Over the course of my career, the colours featured in my art have also shifted. For a long time, I liked working within a defined set of rules: I limited myself to working mostly with primary colours. I have since broken away from that. Today, my colour choices come from a variety of sources. Some are directly influenced by the surrounding environment, while others are more intuitive and created in the studio. I suppose they can be seen as a subconscious or emotional decision and in that way more personal.
Your colourful, layered compositions are quite abstract. It’s not always easy to visualise these cityscapes. Rather, they create a feeling. Is this intentional, and if so, would you say it is important to you that the images are read within the urban context?
Through my art, I try to interpret and present observations of my surroundings, of things many people would consider to be mundane. So far I have found that working with colour and in a hard edge style is the best way to communicate this. But the point is not for viewers to be able to visualise the same cityscape or architectural elements that inspired me. For this reason, I don’t think the pieces need to be read within the urban context to be successful. Instead, as you say, it’s about the feeling. If my art elicits some kind of emotional response, then I feel I have been successful.
Many of the shapes used in your work are recurring, a kind of personalised architectural language. How much of your work is still drawn from observation, or have these representations become more figural with time?
For the most part, my process is easy to follow: photographing architecture, simplifying and arranging the shapes, assigning colours and then using this as a starting point to begin an artwork.

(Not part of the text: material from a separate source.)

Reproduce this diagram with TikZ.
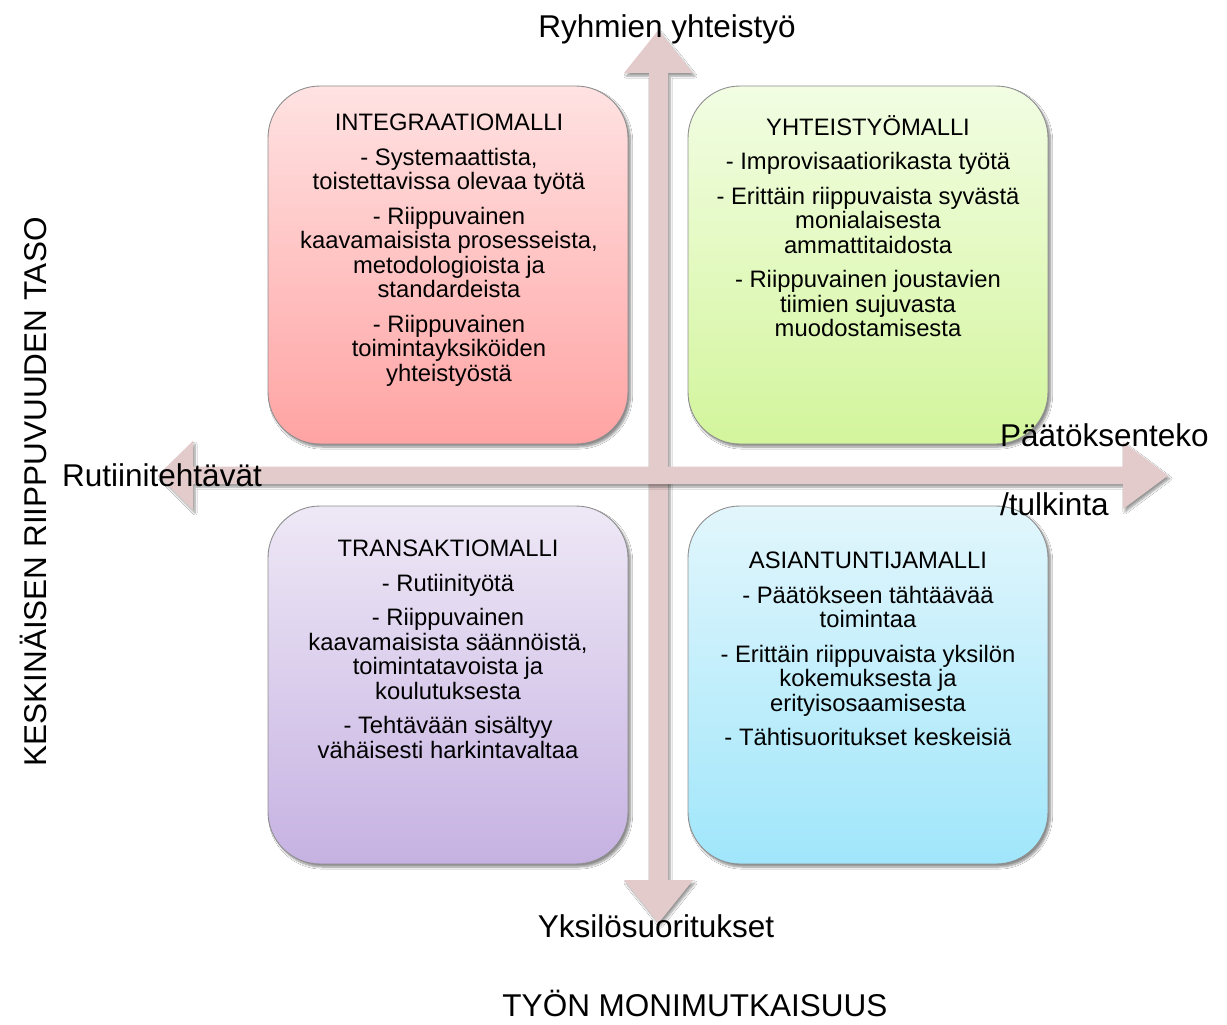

But over time, certain shapes kept reappearing or standing out to me — so I stopped using photographs and sketches for inspiration and instead concentrated on the selection of shapes and colours in my visual vocabulary. In this way, I created a set of rules or boundaries to work within until I felt they had been sufficiently explored.
Recently, I have cycled back to the beginning of this process, to once again add to this personalised language by actively photographing and finding inspiration in my observations. These new visual elements are reflected in my latest paintings.
Please tell us about the new body of work that is going to be on show at the Turbine Art Fair? How does this work set itself apart from previous exhibitions?
I have two series of paintings exhibiting at Turbine — both of which are quite different to my previous work. Through the first series, I have started to explore a more collage-like style, which allows me to investigate the foreground/background relationship and build up a feeling of depth and movement. I have recently been quite influenced by shadow lines, grid work and patterns that exist in my day to day life, and these have found their way into my paintings too.
In the second series, I begin to play around with open space. Whereas my previous works have quite a lot of energy and give you the feeling of being on street level, in this series the paintings are calmer and feel more removed. The isolated collections of shapes are more like an urban landscape viewed from a distance.
Hugh Byrne’s latest body of work will be on show at EBONY Curated‘s stand (BM9 and BM11) at the Turbine Art Fair (Johannesburg) from the 14th – 17th July.